• _Stated exercise_
Take the lines of the data below from the very first through the line containing "ax.bar(x, change, width=0.68, color=colors, zorder=3)" and output them exactly, pictures excluded.

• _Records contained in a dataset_
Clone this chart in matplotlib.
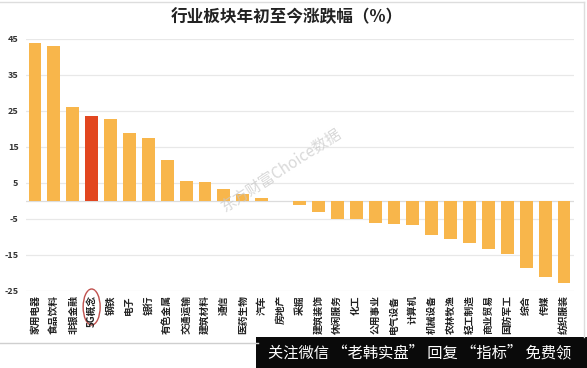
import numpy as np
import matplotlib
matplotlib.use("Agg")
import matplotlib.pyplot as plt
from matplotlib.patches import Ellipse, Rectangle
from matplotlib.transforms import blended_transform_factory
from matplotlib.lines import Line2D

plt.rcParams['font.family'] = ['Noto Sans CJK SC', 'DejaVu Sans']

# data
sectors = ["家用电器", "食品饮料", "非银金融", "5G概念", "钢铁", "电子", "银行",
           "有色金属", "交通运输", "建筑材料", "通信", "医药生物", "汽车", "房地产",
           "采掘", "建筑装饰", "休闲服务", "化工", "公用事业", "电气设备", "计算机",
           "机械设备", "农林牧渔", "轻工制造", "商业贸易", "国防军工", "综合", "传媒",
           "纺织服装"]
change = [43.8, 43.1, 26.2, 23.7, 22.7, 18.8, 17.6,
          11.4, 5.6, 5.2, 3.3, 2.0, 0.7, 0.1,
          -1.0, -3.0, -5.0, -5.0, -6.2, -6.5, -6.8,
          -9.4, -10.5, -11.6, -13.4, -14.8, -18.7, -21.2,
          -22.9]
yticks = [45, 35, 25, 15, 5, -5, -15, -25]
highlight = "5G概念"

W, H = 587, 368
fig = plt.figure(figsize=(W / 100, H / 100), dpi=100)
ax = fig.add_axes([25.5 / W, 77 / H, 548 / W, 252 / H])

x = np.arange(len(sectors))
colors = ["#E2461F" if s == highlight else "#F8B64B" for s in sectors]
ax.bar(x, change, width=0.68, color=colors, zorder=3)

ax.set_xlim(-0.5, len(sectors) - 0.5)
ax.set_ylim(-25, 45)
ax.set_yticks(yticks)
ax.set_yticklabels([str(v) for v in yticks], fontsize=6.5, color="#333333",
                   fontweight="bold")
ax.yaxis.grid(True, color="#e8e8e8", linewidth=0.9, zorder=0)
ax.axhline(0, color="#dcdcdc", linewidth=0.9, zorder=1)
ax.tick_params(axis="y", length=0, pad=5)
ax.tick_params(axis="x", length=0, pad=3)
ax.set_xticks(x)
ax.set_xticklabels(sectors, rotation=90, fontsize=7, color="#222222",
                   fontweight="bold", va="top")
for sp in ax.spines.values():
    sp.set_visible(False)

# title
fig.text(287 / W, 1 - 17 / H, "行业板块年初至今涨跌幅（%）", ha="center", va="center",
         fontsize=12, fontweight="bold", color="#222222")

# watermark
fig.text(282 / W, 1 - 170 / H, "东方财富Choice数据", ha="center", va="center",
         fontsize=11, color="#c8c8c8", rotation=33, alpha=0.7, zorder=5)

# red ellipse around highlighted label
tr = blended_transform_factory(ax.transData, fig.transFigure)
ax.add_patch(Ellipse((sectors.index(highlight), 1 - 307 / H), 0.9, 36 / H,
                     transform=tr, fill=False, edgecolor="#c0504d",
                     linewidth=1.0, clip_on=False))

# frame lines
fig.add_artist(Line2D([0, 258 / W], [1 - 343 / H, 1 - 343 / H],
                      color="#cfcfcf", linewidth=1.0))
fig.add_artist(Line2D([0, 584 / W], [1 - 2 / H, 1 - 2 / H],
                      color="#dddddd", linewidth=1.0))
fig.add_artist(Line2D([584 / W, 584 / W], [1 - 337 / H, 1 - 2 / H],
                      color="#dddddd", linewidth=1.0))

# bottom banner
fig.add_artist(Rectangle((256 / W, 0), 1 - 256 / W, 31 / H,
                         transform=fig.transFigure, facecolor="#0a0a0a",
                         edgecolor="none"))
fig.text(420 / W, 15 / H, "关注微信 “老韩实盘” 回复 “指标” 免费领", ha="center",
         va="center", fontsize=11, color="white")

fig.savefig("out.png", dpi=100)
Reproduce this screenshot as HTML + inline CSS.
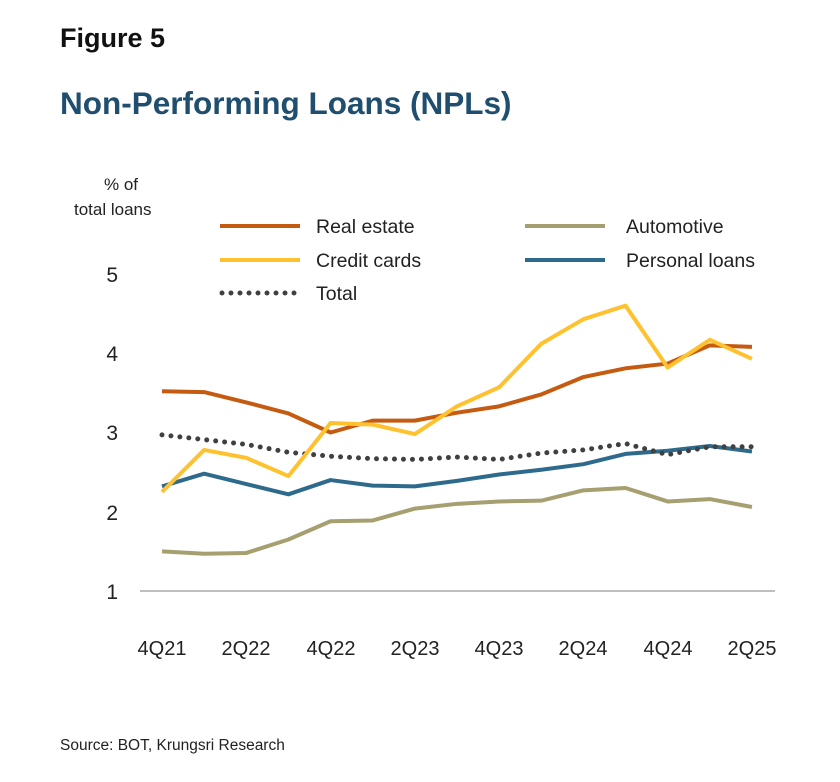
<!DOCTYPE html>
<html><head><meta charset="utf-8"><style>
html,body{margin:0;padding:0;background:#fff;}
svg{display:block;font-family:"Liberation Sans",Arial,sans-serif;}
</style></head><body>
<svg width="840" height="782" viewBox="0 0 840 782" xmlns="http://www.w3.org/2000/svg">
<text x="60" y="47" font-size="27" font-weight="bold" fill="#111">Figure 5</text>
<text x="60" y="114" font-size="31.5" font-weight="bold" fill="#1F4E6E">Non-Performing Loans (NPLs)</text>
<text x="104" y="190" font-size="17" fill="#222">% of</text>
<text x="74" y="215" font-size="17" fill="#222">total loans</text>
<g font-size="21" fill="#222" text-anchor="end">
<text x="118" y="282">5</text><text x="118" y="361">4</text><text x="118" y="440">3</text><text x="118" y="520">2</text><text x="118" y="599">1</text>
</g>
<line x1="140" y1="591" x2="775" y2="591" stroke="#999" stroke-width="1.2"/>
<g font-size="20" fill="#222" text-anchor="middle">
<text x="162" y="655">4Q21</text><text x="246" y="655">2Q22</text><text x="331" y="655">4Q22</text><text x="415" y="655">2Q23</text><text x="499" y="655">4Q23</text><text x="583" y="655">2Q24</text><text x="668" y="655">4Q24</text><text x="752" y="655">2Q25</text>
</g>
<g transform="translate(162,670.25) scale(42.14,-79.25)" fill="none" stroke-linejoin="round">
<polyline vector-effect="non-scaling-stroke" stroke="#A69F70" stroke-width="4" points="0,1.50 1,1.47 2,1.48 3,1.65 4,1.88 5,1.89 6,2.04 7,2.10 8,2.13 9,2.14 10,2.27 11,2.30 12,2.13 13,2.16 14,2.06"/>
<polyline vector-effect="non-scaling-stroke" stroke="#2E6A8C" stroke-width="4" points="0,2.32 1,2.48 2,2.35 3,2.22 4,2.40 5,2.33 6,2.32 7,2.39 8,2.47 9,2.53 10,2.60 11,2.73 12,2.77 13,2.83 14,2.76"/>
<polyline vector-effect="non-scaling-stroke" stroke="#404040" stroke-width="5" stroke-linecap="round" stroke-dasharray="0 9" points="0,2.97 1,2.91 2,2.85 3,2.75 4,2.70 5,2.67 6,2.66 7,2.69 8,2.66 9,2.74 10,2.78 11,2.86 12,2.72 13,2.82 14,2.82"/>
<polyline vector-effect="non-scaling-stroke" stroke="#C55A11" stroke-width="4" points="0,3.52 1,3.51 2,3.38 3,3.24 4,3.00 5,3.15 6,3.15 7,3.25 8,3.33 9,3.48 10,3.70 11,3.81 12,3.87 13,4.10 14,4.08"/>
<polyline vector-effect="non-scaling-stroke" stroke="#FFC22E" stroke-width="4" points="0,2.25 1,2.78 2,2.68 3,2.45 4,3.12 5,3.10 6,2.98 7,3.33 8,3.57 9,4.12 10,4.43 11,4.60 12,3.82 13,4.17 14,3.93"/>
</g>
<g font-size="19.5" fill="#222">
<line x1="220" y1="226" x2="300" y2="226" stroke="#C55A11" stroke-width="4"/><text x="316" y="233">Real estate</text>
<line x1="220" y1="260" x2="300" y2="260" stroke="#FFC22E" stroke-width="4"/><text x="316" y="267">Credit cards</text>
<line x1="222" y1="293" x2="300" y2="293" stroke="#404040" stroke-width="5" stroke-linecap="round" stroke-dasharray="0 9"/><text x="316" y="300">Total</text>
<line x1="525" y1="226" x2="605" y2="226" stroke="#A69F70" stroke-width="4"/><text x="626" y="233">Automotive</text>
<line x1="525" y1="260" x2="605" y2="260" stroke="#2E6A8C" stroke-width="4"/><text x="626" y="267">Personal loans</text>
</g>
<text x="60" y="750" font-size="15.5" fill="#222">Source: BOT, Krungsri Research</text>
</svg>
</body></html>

• _Written response_
Clone this chart in matplotlib.
import numpy as np
import matplotlib
matplotlib.use("Agg")
import matplotlib.pyplot as plt
from matplotlib.patches import Ellipse, Rectangle
from matplotlib.transforms import blended_transform_factory
from matplotlib.lines import Line2D

plt.rcParams['font.family'] = ['Noto Sans CJK SC', 'DejaVu Sans']

# data
sectors = ["家用电器", "食品饮料", "非银金融", "5G概念", "钢铁", "电子", "银行",
           "有色金属", "交通运输", "建筑材料", "通信", "医药生物", "汽车", "房地产",
           "采掘", "建筑装饰", "休闲服务", "化工", "公用事业", "电气设备", "计算机",
           "机械设备", "农林牧渔", "轻工制造", "商业贸易", "国防军工", "综合", "传媒",
           "纺织服装"]
change = [43.8, 43.1, 26.2, 23.7, 22.7, 18.8, 17.6,
          11.4, 5.6, 5.2, 3.3, 2.0, 0.7, 0.1,
          -1.0, -3.0, -5.0, -5.0, -6.2, -6.5, -6.8,
          -9.4, -10.5, -11.6, -13.4, -14.8, -18.7, -21.2,
          -22.9]
yticks = [45, 35, 25, 15, 5, -5, -15, -25]
highlight = "5G概念"

W, H = 587, 368
fig = plt.figure(figsize=(W / 100, H / 100), dpi=100)
ax = fig.add_axes([25.5 / W, 77 / H, 548 / W, 252 / H])

x = np.arange(len(sectors))
colors = ["#E2461F" if s == highlight else "#F8B64B" for s in sectors]
ax.bar(x, change, width=0.68, color=colors, zorder=3)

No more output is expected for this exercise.